Currently you can use the following APIs.
- `std::vector Uniquify(const char* inputFile)` : Deduplicates newline-separated strings in `inputFile` and returns a vector of deduplicated strings.
- Currently this is slower than `UniquifyToStdout` because of the merging of the results from each thread.
- `void UniquifyToStdout(const char* inputFile)` : Deduplicates newline-separated strings in `inputFile` and outputs deduplicated strings to stdout.
## Benchmark
The following graph shows the results of performance measurements with the number of strings fixed at 30 million and with different numbers of threads. Benchmark is performed using `UniquifyToStdout` and sending the output to `/dev/null`. **But as always, take the results with a grain of salt. Always measure for your own workload.**

![](img/scalability.png)

The benchmark was performed on a machine with a Ryzen 7 5825U CPU (8 cores, 16 threads) and 16GB of RAM. Maximum length of a string is 30.

We can see the following performance characteristics from the graph.

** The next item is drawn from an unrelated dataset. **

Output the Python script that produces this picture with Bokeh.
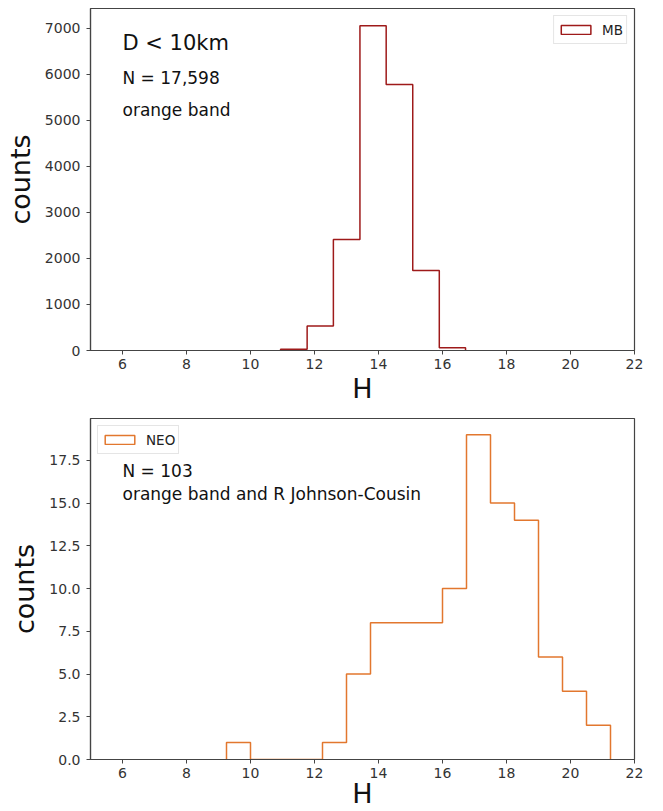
import numpy as np
from bokeh.plotting import figure
from bokeh.layouts import column
from bokeh.models import (Range1d, FixedTicker, PrintfTickFormatter, Label,
                          Legend, LegendItem, ColumnDataSource)
from bokeh.embed import file_html
from bokeh.resources import INLINE

# ---------------- data ----------------
x_ticks = [6, 8, 10, 12, 14, 16, 18, 20, 22]

mb_edges = [10.94, 11.77, 12.59, 13.42, 14.24, 15.07, 15.90, 16.72]
mb_counts = [25, 530, 2410, 7055, 5780, 1740, 58]
mb_yticks = [0, 1000, 2000, 3000, 4000, 5000, 6000, 7000]

neo_edges = [9.25, 10.0, 10.75, 11.5, 12.25, 13.0, 13.75, 14.5, 15.25,
             16.0, 16.75, 17.5, 18.25, 19.0, 19.75, 20.5, 21.25]
neo_counts = [1, 0, 0, 0, 1, 5, 8, 8, 8, 10, 19, 15, 14, 6, 4, 2]
neo_yticks = [0.0, 2.5, 5.0, 7.5, 10.0, 12.5, 15.0, 17.5]

MB_COLOR = "#9e1a1a"
NEO_COLOR = "#e2772e"
FRAME = "#444444"
FONT = "DejaVu Sans"


def outline(edges, counts):
    xs = [edges[0]]
    ys = [0]
    for i, c in enumerate(counts):
        xs += [edges[i], edges[i + 1]]
        ys += [c, c]
    xs.append(edges[-1])
    ys.append(0)
    return xs, ys


def panel(height, btop, bbottom, ymax, yticks, fmt, label_standoff):
    p = figure(width=663, height=height, output_backend="svg",
               toolbar_location=None, x_range=Range1d(5, 22),
               y_range=Range1d(0, ymax),
               min_border_left=90, min_border_right=29,
               min_border_top=btop, min_border_bottom=bbottom)
    p.grid.visible = False
    p.outline_line_color = FRAME
    p.outline_line_width = 1.2
    p.background_fill_color = "white"
    p.border_fill_color = "white"
    p.xaxis.ticker = FixedTicker(ticks=x_ticks)
    p.yaxis.ticker = FixedTicker(ticks=yticks)
    if fmt:
        p.yaxis.formatter = PrintfTickFormatter(format=fmt)
    for ax in (p.xaxis, p.yaxis):
        ax.axis_line_color = FRAME
        ax.axis_line_width = 1.2
        ax.major_tick_line_color = FRAME
        ax.major_tick_out = 4
        ax.major_tick_in = 0
        ax.minor_tick_line_color = None
        ax.major_label_text_font = FONT
        ax.major_label_text_font_size = "14px"
        ax.major_label_text_color = "#333333"
        ax.axis_label_text_font = FONT
        ax.axis_label_text_font_size = "27px"
        ax.axis_label_text_font_style = "normal"
        ax.axis_label_text_color = "#111111"
    p.xaxis.axis_label = "H"
    p.yaxis.axis_label = "counts"
    p.xaxis.major_label_standoff = 4
    p.yaxis.major_label_standoff = 6
    p.xaxis.axis_label_standoff = label_standoff
    p.yaxis.axis_label_standoff = 6
    return p


def style_legend(lg):
    lg.margin = 7
    lg.padding = 3
    lg.spacing = 0
    lg.glyph_width = 37
    lg.glyph_height = 11
    lg.label_height = 21
    lg.label_standoff = 8
    lg.label_text_font = FONT
    lg.label_text_font_size = "13.5px"
    lg.label_text_color = "#222222"
    lg.border_line_color = "#cccccc"
    lg.border_line_width = 1
    lg.background_fill_color = "white"
    lg.background_fill_alpha = 0.9
    lg.inactive_fill_alpha = 0.0


# ---------------- top panel: MB ----------------
p1 = panel(406, 8, 56, 7430, mb_yticks, None, 1)
xs, ys = outline(mb_edges, mb_counts)
p1.line(xs, ys, line_color=MB_COLOR, line_width=1.5)
mb_src = ColumnDataSource(dict(left=mb_edges[:-1], right=mb_edges[1:],
                               top=mb_counts, bottom=[0] * len(mb_counts)))
leg1_r = p1.quad(left="left", right="right", top="top", bottom="bottom",
                 source=mb_src, fill_color=None, line_color=MB_COLOR,
                 line_width=1.5)
leg1_r.visible = False
leg1 = Legend(items=[LegendItem(label="MB", renderers=[leg1_r])],
              location="top_right")
style_legend(leg1)
p1.add_layout(leg1)

p1.add_layout(Label(x=6, y=6670, text="D < 10km", text_font=FONT,
                    text_font_size="21px", text_baseline="middle",
                    text_color="#111111"))
p1.add_layout(Label(x=6, y=5930, text="N = 17,598", text_font=FONT,
                    text_font_size="17px", text_baseline="middle",
                    text_color="#111111"))
p1.add_layout(Label(x=6, y=5215, text="orange band", text_font=FONT,
                    text_font_size="17px", text_baseline="middle",
                    text_color="#111111"))

# ---------------- bottom panel: NEO ----------------
p2 = panel(405, 12, 52, 19.95, neo_yticks, "%.1f", -3)
xs2, ys2 = outline(neo_edges, neo_counts)
p2.line(xs2, ys2, line_color=NEO_COLOR, line_width=1.5)
neo_src = ColumnDataSource(dict(left=neo_edges[:-1], right=neo_edges[1:],
                                top=neo_counts,
                                bottom=[0] * len(neo_counts)))
leg2_r = p2.quad(left="left", right="right", top="top", bottom="bottom",
                 source=neo_src, fill_color=None, line_color=NEO_COLOR,
                 line_width=1.5)
leg2_r.visible = False
leg2 = Legend(items=[LegendItem(label="NEO", renderers=[leg2_r])],
              location="top_left")
style_legend(leg2)
p2.add_layout(leg2)

p2.add_layout(Label(x=6, y=16.9, text="N = 103", text_font=FONT,
                    text_font_size="17px", text_baseline="middle",
                    text_color="#111111"))
p2.add_layout(Label(x=6, y=15.55, text="orange band and R Johnson-Cousin",
                    text_font=FONT, text_font_size="17px",
                    text_baseline="middle", text_color="#111111"))

layout = column(p1, p2, spacing=0)
open("out.html", "w").write(file_html(layout, INLINE))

- The performance with 16 threads is found to be approximately 3~4x compared to single-thread performance.
- The performance degrades as the number of unique strings increases.
- This is likely due to the fact that the number of insertions into the hash table increases as the number of unique strings increases. Insertion into a hash table requires an exclusive access to a bucket and other threads should wait for that insertion, which negatively impacts performance.
- FastUniq is constantly faster than `sort | uniq` even when single threaded.